* _Stated problem_:
Pictures do not belong in the copy; transcribe everything else in the records exactly.

* _Data for processing_:

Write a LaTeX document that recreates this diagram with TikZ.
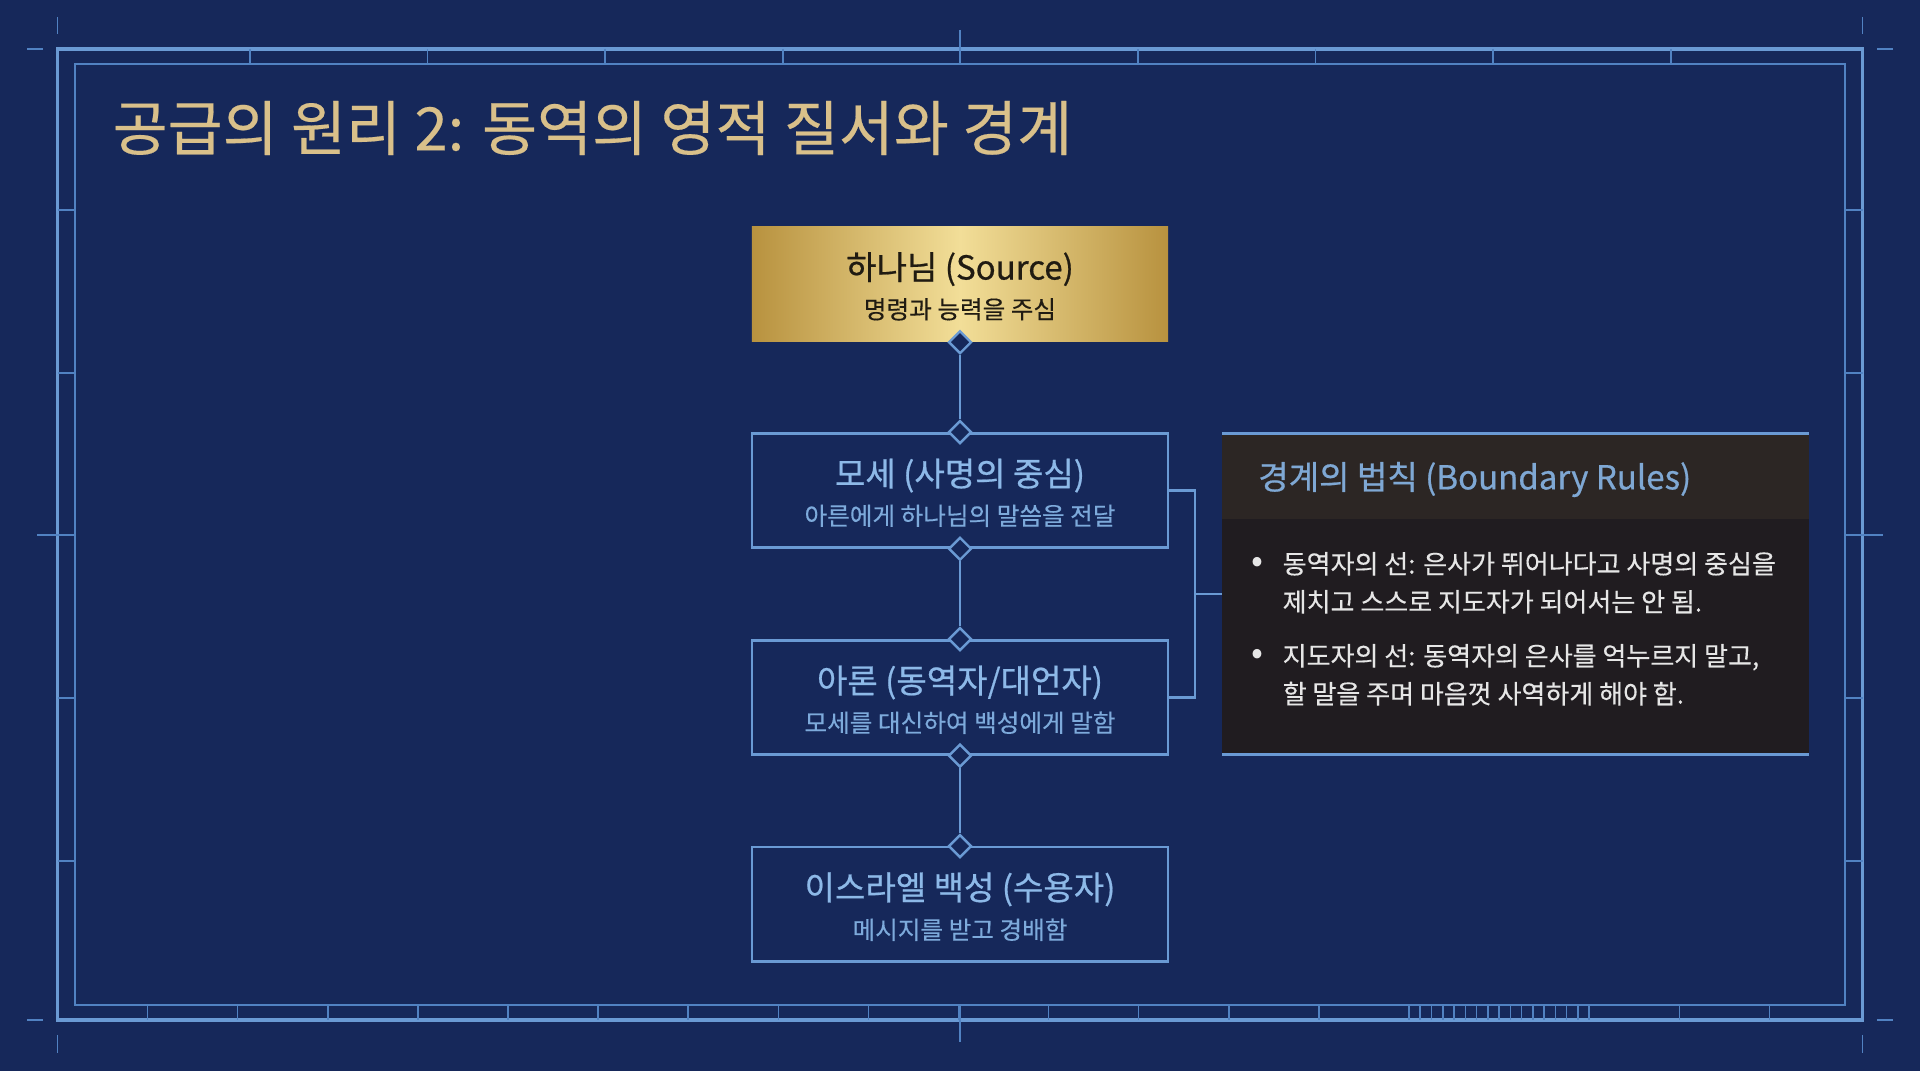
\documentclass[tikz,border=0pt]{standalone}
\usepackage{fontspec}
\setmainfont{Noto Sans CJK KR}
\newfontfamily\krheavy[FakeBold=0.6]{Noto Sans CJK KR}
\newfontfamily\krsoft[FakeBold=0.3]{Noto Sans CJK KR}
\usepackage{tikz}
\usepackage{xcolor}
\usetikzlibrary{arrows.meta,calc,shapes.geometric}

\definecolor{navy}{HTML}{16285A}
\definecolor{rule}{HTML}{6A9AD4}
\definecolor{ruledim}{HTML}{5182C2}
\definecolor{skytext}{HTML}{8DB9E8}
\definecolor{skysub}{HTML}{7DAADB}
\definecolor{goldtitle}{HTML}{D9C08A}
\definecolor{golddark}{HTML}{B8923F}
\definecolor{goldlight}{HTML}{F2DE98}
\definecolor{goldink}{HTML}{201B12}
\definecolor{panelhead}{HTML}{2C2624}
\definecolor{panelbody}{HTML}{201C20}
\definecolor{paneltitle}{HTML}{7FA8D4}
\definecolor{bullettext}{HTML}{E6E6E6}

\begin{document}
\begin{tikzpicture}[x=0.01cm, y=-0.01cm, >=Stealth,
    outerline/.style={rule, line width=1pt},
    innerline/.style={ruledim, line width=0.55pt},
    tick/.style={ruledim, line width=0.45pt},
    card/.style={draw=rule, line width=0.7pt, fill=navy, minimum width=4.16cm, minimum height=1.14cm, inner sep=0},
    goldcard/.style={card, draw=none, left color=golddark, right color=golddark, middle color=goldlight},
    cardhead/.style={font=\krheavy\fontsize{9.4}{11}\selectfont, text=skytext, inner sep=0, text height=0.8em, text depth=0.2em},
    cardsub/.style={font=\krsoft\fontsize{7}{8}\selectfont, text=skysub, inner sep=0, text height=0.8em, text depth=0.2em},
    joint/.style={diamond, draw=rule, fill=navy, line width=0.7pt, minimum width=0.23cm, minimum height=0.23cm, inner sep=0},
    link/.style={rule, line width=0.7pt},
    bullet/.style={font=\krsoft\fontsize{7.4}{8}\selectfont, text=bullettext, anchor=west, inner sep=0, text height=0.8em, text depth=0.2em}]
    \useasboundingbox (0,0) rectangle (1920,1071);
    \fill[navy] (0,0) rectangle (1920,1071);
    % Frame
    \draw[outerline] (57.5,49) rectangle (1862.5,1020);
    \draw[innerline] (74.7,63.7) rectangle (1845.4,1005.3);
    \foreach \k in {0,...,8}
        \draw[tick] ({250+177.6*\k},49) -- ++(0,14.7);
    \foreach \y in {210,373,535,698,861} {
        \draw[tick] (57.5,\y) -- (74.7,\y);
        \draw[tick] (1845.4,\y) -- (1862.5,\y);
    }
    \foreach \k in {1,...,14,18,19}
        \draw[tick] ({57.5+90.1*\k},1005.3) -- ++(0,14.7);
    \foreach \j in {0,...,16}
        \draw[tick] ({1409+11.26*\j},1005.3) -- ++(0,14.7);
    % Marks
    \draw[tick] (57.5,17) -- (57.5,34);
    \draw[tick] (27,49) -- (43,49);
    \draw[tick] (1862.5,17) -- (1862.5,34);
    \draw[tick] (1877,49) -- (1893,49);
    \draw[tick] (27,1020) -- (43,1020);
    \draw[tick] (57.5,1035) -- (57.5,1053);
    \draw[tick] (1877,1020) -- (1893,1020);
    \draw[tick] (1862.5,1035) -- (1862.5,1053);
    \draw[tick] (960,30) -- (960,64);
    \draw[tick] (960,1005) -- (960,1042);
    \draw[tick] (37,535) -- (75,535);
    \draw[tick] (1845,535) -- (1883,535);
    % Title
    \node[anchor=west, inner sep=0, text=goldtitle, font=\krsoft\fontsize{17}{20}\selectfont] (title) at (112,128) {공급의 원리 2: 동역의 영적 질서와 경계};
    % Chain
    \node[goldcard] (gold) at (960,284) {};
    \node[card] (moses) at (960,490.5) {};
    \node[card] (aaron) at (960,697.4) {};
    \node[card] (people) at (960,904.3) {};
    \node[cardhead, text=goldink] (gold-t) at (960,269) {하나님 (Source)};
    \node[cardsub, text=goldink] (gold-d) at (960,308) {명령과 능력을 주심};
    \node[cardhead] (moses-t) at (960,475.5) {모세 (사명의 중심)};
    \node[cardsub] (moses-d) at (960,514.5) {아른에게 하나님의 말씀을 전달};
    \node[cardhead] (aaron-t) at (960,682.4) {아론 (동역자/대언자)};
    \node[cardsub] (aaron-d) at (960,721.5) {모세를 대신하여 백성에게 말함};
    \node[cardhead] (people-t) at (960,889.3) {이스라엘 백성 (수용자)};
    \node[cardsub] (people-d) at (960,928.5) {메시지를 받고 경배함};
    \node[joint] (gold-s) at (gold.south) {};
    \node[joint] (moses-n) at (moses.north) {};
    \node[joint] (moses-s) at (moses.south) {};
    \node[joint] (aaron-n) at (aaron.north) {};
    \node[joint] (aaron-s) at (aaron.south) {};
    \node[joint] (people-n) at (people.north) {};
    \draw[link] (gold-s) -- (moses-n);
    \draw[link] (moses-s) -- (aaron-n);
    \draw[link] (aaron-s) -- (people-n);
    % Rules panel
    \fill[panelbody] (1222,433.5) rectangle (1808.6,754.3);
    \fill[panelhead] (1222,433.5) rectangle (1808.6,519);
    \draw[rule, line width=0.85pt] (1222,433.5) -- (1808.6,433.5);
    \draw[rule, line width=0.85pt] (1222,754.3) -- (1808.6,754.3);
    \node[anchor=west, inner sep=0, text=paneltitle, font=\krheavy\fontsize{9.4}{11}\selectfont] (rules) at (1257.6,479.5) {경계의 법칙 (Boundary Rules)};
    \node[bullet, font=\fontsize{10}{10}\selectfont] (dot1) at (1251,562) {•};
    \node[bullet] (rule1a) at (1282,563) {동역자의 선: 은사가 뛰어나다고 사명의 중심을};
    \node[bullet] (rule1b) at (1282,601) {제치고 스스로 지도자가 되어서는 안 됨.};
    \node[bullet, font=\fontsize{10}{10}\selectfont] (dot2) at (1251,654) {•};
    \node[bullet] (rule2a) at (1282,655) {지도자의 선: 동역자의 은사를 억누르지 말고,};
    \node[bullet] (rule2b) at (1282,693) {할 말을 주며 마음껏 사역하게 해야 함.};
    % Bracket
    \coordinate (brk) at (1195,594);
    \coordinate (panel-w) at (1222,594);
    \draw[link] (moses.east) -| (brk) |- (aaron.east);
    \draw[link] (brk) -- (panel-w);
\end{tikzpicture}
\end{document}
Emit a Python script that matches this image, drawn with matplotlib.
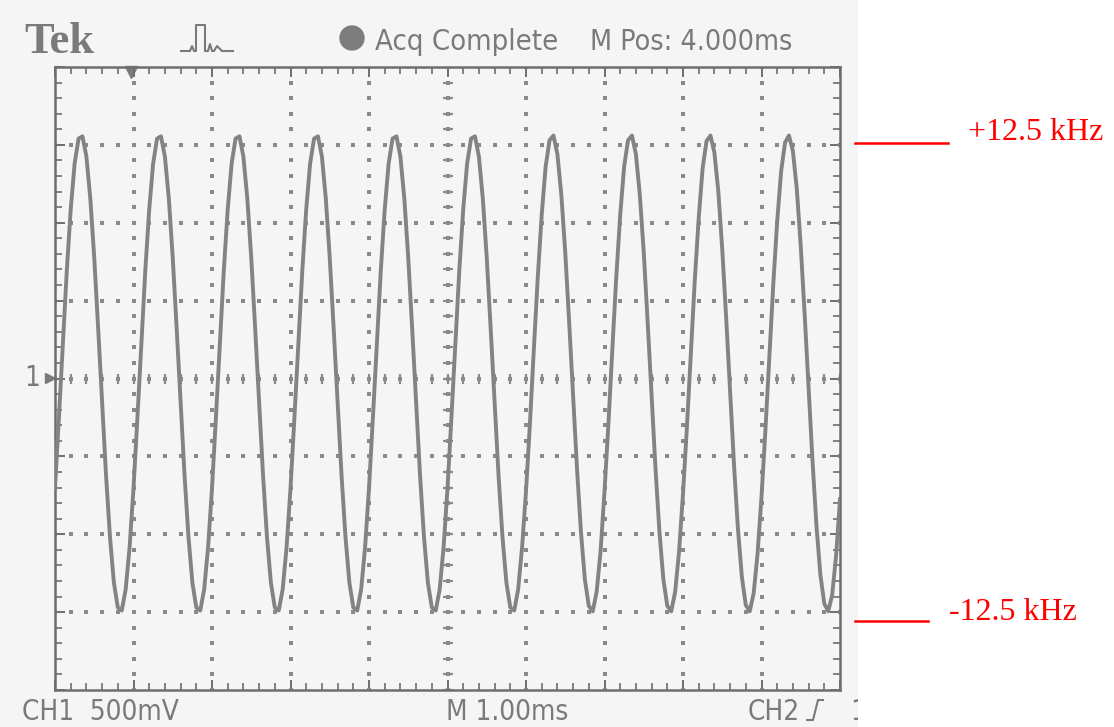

* _Exercise result_:
Write a LaTeX document that recreates this diagram with TikZ.
\documentclass[tikz,border=0pt]{standalone}
\usepackage{fontspec}
\setmainfont{Noto Sans CJK KR}
\newfontfamily\krheavy[FakeBold=0.6]{Noto Sans CJK KR}
\newfontfamily\krsoft[FakeBold=0.3]{Noto Sans CJK KR}
\usepackage{tikz}
\usepackage{xcolor}
\usetikzlibrary{arrows.meta,calc,shapes.geometric}

\definecolor{navy}{HTML}{16285A}
\definecolor{rule}{HTML}{6A9AD4}
\definecolor{ruledim}{HTML}{5182C2}
\definecolor{skytext}{HTML}{8DB9E8}
\definecolor{skysub}{HTML}{7DAADB}
\definecolor{goldtitle}{HTML}{D9C08A}
\definecolor{golddark}{HTML}{B8923F}
\definecolor{goldlight}{HTML}{F2DE98}
\definecolor{goldink}{HTML}{201B12}
\definecolor{panelhead}{HTML}{2C2624}
\definecolor{panelbody}{HTML}{201C20}
\definecolor{paneltitle}{HTML}{7FA8D4}
\definecolor{bullettext}{HTML}{E6E6E6}

\begin{document}
\begin{tikzpicture}[x=0.01cm, y=-0.01cm, >=Stealth,
    outerline/.style={rule, line width=1pt},
    innerline/.style={ruledim, line width=0.55pt},
    tick/.style={ruledim, line width=0.45pt},
    card/.style={draw=rule, line width=0.7pt, fill=navy, minimum width=4.16cm, minimum height=1.14cm, inner sep=0},
    goldcard/.style={card, draw=none, left color=golddark, right color=golddark, middle color=goldlight},
    cardhead/.style={font=\krheavy\fontsize{9.4}{11}\selectfont, text=skytext, inner sep=0, text height=0.8em, text depth=0.2em},
    cardsub/.style={font=\krsoft\fontsize{7}{8}\selectfont, text=skysub, inner sep=0, text height=0.8em, text depth=0.2em},
    joint/.style={diamond, draw=rule, fill=navy, line width=0.7pt, minimum width=0.23cm, minimum height=0.23cm, inner sep=0},
    link/.style={rule, line width=0.7pt},
    bullet/.style={font=\krsoft\fontsize{7.4}{8}\selectfont, text=bullettext, anchor=west, inner sep=0, text height=0.8em, text depth=0.2em}]
    \useasboundingbox (0,0) rectangle (1920,1071);
    \fill[navy] (0,0) rectangle (1920,1071);
    % Frame
    \draw[outerline] (57.5,49) rectangle (1862.5,1020);
    \draw[innerline] (74.7,63.7) rectangle (1845.4,1005.3);
    \foreach \k in {0,...,8}
        \draw[tick] ({250+177.6*\k},49) -- ++(0,14.7);
    \foreach \y in {210,373,535,698,861} {
        \draw[tick] (57.5,\y) -- (74.7,\y);
        \draw[tick] (1845.4,\y) -- (1862.5,\y);
    }
    \foreach \k in {1,...,14,18,19}
        \draw[tick] ({57.5+90.1*\k},1005.3) -- ++(0,14.7);
    \foreach \j in {0,...,16}
        \draw[tick] ({1409+11.26*\j},1005.3) -- ++(0,14.7);
    % Marks
    \draw[tick] (57.5,17) -- (57.5,34);
    \draw[tick] (27,49) -- (43,49);
    \draw[tick] (1862.5,17) -- (1862.5,34);
    \draw[tick] (1877,49) -- (1893,49);
    \draw[tick] (27,1020) -- (43,1020);
    \draw[tick] (57.5,1035) -- (57.5,1053);
    \draw[tick] (1877,1020) -- (1893,1020);
    \draw[tick] (1862.5,1035) -- (1862.5,1053);
    \draw[tick] (960,30) -- (960,64);
    \draw[tick] (960,1005) -- (960,1042);
    \draw[tick] (37,535) -- (75,535);
    \draw[tick] (1845,535) -- (1883,535);
    % Title
    \node[anchor=west, inner sep=0, text=goldtitle, font=\krsoft\fontsize{17}{20}\selectfont] (title) at (112,128) {공급의 원리 2: 동역의 영적 질서와 경계};
    % Chain
    \node[goldcard] (gold) at (960,284) {};
    \node[card] (moses) at (960,490.5) {};
    \node[card] (aaron) at (960,697.4) {};
    \node[card] (people) at (960,904.3) {};
    \node[cardhead, text=goldink] (gold-t) at (960,269) {하나님 (Source)};
    \node[cardsub, text=goldink] (gold-d) at (960,308) {명령과 능력을 주심};
    \node[cardhead] (moses-t) at (960,475.5) {모세 (사명의 중심)};
    \node[cardsub] (moses-d) at (960,514.5) {아른에게 하나님의 말씀을 전달};
    \node[cardhead] (aaron-t) at (960,682.4) {아론 (동역자/대언자)};
    \node[cardsub] (aaron-d) at (960,721.5) {모세를 대신하여 백성에게 말함};
    \node[cardhead] (people-t) at (960,889.3) {이스라엘 백성 (수용자)};
    \node[cardsub] (people-d) at (960,928.5) {메시지를 받고 경배함};
    \node[joint] (gold-s) at (gold.south) {};
    \node[joint] (moses-n) at (moses.north) {};
    \node[joint] (moses-s) at (moses.south) {};
    \node[joint] (aaron-n) at (aaron.north) {};
    \node[joint] (aaron-s) at (aaron.south) {};
    \node[joint] (people-n) at (people.north) {};
    \draw[link] (gold-s) -- (moses-n);
    \draw[link] (moses-s) -- (aaron-n);
    \draw[link] (aaron-s) -- (people-n);
    % Rules panel
    \fill[panelbody] (1222,433.5) rectangle (1808.6,754.3);
    \fill[panelhead] (1222,433.5) rectangle (1808.6,519);
    \draw[rule, line width=0.85pt] (1222,433.5) -- (1808.6,433.5);
    \draw[rule, line width=0.85pt] (1222,754.3) -- (1808.6,754.3);
    \node[anchor=west, inner sep=0, text=paneltitle, font=\krheavy\fontsize{9.4}{11}\selectfont] (rules) at (1257.6,479.5) {경계의 법칙 (Boundary Rules)};
    \node[bullet, font=\fontsize{10}{10}\selectfont] (dot1) at (1251,562) {•};
    \node[bullet] (rule1a) at (1282,563) {동역자의 선: 은사가 뛰어나다고 사명의 중심을};
    \node[bullet] (rule1b) at (1282,601) {제치고 스스로 지도자가 되어서는 안 됨.};
    \node[bullet, font=\fontsize{10}{10}\selectfont] (dot2) at (1251,654) {•};
    \node[bullet] (rule2a) at (1282,655) {지도자의 선: 동역자의 은사를 억누르지 말고,};
    \node[bullet] (rule2b) at (1282,693) {할 말을 주며 마음껏 사역하게 해야 함.};
    % Bracket
    \coordinate (brk) at (1195,594);
    \coordinate (panel-w) at (1222,594);
    \draw[link] (moses.east) -| (brk) |- (aaron.east);
    \draw[link] (brk) -- (panel-w);
\end{tikzpicture}
\end{document}
Emit a Python script that matches this image, drawn with matplotlib.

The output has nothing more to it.